Brand Ethos
The principles and philosophies that guide how I think about work
MarTech isn't just about tools—it's about culture. The best marketing technology stacks are built on a foundation of shared language, trusted data, and cross-functional collaboration. When operations teams, marketers, and technical teams speak the same language, magic happens.
I believe in creating systems that bring people together rather than siloing them. This means designing with empathy, documenting with clarity, and always asking: "Who else needs to understand this?"
Great operations live in the gray matter—the space between black-and-white rules where judgment, context, and systems thinking come together. It's where we balance ideal states with practical constraints, where we design for 80% of cases while handling edge cases gracefully.

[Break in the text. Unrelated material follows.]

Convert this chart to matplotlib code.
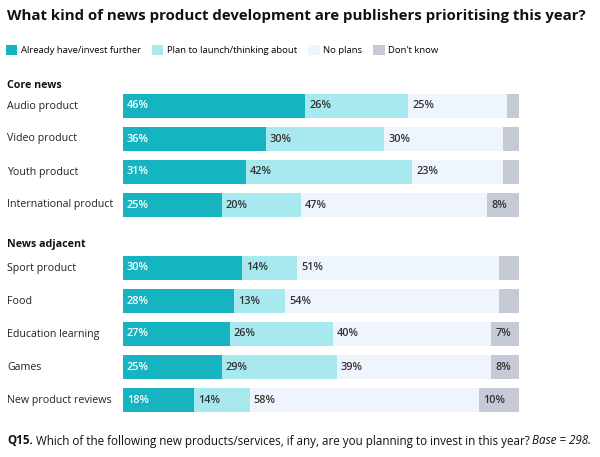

The Gray Matter Protocol is about making smart trade-offs, documenting assumptions, and building systems that are rigid where they need to be and flexible where they should be.
Ambiguity is the enemy of execution. Before building anything, we must define our terms, align on goals, and make our assumptions explicit. This isn't pedantry—it's pragmatism.
The Clarity Doctrine says: slow down to speed up. Spend time at the beginning getting clear, and everything that follows becomes easier. Define your language, document your decisions, and eliminate ambiguity wherever it hides.
We don't hope systems work—we test them. We don't hope users understand—we validate. We don't hope data is accurate—we verify. Hope is a beautiful human emotion, but it has no place in operational design.
This principle demands rigor: proof over assumptions, validation over wishful thinking, and measurement over intuition. Build something, test it, measure it, improve it. Repeat.
Think like an architect, not a builder. Architects consider load-bearing walls, foundations, and how rooms connect. They design for inhabitants who will live in the space long after construction is complete.
Apply this to operations: What are the foundational systems? What depends on what? How will this scale? Who will inherit this work? Architecture mindset means seeing the whole structure, not just the next feature.